• TASK INSTRUCTIONS: Report the count of lines that carry the string "chart", and add nothing.

• INPUT:
══════
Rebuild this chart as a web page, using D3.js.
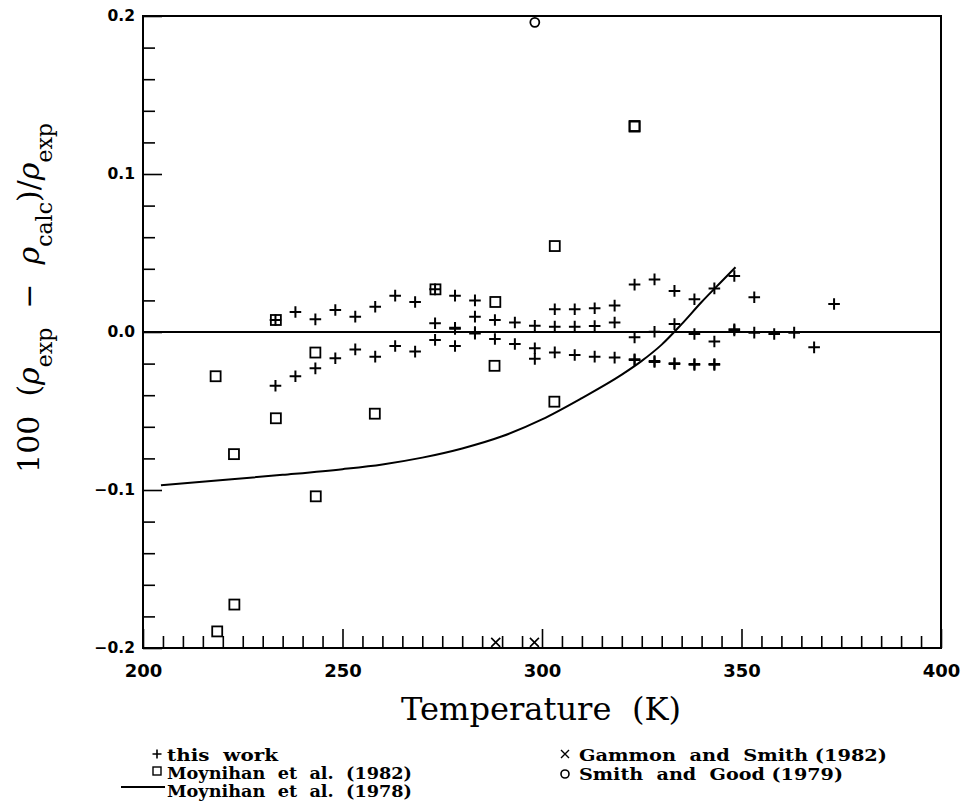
══════
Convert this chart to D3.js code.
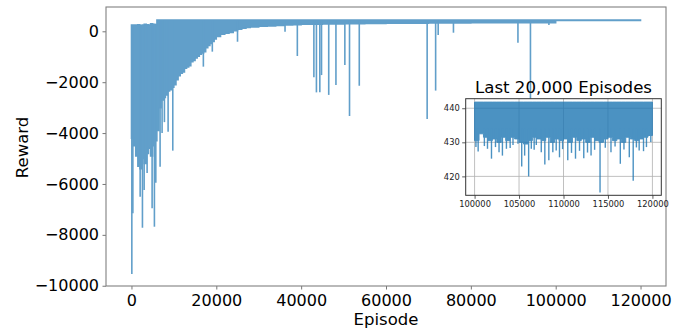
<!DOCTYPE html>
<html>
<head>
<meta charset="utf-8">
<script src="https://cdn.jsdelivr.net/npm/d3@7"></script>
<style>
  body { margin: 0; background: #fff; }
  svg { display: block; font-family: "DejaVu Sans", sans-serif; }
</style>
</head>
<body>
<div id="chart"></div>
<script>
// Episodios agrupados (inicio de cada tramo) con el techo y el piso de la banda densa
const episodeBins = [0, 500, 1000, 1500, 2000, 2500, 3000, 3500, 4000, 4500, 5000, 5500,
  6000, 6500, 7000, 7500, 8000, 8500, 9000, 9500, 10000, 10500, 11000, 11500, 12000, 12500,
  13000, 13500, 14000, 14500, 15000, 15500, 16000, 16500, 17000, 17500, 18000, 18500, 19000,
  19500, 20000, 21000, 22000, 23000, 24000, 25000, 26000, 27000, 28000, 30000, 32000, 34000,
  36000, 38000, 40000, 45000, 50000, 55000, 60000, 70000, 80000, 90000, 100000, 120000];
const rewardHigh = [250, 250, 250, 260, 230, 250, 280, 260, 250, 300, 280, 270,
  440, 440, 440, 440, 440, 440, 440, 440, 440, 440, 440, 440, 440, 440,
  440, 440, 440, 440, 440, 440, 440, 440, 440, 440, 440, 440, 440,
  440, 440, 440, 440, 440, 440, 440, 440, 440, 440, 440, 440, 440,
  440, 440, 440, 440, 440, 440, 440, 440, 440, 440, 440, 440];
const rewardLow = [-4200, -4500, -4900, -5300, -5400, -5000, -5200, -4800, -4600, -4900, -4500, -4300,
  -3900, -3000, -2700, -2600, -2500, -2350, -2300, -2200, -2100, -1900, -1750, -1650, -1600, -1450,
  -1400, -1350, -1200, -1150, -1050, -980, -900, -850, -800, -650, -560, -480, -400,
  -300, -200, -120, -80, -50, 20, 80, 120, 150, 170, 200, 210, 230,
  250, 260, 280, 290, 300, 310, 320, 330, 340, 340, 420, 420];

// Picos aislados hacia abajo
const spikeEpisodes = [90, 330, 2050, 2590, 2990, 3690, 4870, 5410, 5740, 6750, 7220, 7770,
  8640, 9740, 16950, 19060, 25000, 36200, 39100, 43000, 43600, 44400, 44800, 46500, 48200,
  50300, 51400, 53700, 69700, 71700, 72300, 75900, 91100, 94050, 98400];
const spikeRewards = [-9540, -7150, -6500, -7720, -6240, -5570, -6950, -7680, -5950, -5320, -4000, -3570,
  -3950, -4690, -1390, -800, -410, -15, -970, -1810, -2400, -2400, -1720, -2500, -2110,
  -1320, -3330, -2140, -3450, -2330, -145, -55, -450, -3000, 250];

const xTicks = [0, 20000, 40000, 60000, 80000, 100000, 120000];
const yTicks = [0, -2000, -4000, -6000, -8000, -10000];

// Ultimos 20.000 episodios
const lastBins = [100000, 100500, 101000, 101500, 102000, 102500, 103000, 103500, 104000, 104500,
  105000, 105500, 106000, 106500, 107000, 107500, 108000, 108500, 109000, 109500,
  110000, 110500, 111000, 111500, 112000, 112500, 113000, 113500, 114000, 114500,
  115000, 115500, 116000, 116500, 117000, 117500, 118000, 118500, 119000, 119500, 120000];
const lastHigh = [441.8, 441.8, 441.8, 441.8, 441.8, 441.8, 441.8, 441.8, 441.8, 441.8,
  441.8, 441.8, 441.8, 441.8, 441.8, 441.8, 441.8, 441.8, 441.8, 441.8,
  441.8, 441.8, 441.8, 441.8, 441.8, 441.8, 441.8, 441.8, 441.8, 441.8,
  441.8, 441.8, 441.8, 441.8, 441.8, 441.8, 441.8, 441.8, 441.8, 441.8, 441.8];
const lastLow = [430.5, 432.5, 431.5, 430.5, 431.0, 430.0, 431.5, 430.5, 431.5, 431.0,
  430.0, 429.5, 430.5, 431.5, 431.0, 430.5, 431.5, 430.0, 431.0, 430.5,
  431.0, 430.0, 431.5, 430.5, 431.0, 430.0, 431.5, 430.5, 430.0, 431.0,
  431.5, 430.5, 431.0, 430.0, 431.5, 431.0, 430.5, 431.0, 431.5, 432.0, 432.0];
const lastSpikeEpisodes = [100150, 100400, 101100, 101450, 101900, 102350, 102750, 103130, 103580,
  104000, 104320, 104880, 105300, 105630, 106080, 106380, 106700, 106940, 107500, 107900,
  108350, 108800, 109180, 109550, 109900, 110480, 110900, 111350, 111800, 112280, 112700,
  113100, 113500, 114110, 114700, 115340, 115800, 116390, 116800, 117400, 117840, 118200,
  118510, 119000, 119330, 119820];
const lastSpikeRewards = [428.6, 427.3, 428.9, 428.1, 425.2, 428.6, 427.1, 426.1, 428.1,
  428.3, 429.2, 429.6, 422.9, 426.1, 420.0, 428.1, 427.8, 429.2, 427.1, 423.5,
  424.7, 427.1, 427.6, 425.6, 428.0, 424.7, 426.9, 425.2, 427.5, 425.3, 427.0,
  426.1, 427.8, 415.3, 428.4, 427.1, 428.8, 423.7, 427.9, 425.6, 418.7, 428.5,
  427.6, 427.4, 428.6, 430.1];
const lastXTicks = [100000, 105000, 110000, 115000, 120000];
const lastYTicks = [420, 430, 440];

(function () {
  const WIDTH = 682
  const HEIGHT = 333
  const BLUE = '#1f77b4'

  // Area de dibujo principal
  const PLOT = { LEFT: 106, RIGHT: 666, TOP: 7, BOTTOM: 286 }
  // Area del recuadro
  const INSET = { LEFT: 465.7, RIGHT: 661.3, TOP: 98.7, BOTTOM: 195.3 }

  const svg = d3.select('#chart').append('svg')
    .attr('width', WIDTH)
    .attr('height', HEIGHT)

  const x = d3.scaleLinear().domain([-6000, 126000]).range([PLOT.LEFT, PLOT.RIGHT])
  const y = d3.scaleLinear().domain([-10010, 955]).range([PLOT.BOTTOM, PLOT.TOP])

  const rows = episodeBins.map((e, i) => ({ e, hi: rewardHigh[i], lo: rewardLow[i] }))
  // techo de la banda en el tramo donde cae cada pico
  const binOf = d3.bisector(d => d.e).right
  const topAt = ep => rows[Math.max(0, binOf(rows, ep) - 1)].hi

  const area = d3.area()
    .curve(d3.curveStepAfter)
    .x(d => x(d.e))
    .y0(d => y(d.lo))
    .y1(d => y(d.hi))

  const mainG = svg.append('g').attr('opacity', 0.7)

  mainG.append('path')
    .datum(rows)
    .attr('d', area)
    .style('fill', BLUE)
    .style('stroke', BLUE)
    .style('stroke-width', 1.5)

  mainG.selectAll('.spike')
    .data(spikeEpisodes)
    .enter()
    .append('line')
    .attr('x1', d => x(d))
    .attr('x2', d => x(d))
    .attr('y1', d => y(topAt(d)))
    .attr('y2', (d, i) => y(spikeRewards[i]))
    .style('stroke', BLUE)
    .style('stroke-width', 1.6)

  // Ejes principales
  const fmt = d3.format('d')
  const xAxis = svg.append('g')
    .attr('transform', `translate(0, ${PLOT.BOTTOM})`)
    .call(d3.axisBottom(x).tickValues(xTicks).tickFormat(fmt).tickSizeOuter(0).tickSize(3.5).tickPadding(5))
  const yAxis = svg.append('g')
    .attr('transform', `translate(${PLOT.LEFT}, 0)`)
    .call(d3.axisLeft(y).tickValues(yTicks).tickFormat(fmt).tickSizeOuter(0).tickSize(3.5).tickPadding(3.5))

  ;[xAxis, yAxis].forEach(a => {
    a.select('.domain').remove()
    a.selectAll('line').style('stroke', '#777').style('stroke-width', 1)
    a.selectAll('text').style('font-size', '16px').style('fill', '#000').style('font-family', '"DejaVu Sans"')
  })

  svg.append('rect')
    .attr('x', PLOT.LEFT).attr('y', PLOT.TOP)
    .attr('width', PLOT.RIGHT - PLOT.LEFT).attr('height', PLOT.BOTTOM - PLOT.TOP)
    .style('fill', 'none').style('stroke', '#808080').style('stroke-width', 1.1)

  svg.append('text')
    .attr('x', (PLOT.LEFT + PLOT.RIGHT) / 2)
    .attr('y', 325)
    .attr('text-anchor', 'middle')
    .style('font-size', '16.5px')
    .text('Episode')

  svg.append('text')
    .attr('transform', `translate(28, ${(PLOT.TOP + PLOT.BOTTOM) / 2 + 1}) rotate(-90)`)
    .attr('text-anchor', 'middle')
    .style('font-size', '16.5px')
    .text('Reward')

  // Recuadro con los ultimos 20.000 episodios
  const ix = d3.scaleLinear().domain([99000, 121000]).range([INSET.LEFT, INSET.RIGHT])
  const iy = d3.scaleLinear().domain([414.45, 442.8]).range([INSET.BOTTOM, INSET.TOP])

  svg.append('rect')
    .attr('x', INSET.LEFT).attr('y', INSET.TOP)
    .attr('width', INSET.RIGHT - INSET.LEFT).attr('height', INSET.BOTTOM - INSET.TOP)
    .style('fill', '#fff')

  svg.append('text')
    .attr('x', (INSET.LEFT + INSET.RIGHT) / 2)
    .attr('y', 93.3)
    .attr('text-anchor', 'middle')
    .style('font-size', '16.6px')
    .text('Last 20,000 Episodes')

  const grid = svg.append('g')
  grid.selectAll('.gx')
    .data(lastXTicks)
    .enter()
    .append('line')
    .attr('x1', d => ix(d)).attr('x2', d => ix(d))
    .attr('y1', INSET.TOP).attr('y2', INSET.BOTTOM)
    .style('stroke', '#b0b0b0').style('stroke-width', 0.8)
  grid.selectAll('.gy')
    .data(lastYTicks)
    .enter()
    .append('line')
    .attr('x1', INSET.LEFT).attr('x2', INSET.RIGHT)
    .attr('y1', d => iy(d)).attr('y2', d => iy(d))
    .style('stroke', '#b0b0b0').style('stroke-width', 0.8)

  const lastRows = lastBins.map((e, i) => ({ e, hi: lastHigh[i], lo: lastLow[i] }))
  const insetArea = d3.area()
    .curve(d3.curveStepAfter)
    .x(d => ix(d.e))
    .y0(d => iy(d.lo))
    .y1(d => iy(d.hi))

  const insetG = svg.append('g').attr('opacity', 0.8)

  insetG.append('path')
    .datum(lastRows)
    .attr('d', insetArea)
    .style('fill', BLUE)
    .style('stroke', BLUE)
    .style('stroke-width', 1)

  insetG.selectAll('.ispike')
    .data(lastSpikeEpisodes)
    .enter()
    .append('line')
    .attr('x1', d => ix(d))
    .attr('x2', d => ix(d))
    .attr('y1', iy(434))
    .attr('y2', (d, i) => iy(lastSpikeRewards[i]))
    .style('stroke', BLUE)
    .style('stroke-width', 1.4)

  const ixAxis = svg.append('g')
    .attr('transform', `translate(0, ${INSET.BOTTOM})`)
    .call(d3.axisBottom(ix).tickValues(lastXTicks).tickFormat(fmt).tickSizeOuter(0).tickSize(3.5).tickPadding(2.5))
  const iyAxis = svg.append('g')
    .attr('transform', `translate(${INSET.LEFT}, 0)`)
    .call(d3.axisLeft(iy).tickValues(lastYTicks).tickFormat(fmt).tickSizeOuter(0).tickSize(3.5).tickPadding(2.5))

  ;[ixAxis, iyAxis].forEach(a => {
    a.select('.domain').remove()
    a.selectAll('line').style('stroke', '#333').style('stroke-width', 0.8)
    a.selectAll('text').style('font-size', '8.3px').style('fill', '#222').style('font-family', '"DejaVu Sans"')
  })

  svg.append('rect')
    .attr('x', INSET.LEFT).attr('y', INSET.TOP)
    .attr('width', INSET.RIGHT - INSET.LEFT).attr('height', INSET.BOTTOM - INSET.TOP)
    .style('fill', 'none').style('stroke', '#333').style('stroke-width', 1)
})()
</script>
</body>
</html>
══════
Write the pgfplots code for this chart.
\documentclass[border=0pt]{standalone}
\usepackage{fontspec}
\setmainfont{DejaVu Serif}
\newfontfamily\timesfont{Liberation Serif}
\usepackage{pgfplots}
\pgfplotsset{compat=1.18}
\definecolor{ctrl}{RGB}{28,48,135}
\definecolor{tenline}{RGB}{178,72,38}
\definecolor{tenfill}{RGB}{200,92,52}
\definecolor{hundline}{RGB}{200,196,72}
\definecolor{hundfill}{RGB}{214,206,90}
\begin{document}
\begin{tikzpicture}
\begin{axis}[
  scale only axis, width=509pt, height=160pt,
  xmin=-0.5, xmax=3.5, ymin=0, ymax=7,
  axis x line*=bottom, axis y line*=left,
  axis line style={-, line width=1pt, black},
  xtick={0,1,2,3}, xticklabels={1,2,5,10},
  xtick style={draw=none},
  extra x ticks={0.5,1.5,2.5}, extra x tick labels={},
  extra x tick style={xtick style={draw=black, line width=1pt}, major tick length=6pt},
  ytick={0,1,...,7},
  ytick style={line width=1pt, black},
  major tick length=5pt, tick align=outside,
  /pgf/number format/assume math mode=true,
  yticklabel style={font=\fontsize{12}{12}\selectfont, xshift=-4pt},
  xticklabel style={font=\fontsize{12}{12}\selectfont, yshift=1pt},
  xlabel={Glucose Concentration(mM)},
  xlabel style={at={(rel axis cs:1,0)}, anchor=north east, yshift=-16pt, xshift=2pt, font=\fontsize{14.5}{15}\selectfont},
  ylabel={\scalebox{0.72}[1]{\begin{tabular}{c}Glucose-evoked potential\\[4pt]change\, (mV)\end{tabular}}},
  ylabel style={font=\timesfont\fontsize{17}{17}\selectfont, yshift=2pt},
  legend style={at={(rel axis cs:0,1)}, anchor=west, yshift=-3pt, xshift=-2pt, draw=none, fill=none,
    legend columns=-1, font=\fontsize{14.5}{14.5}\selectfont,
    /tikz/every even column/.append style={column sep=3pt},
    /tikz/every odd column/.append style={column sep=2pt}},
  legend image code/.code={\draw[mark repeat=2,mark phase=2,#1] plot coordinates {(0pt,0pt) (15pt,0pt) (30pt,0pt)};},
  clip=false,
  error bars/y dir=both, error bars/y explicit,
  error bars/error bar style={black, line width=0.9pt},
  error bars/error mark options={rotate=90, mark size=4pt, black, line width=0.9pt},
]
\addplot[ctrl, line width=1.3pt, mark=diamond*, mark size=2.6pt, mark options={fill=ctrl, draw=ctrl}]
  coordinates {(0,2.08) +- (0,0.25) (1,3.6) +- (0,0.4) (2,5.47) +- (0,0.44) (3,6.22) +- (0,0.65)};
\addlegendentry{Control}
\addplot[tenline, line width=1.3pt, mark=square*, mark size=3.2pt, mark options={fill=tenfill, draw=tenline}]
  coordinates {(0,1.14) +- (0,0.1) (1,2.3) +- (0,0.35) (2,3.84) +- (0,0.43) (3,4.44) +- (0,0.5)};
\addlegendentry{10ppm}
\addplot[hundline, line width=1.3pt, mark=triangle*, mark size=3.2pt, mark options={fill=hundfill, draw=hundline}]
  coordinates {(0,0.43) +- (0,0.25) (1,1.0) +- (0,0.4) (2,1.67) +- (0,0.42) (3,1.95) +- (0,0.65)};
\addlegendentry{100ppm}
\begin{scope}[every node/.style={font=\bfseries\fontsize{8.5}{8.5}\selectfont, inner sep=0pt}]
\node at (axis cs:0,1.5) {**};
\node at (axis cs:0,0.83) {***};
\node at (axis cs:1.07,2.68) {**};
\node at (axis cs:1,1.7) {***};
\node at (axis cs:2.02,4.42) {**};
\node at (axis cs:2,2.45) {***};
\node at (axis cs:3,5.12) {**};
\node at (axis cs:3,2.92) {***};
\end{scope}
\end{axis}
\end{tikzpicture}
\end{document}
══════
• RESPONSE TO THIS TASK: 5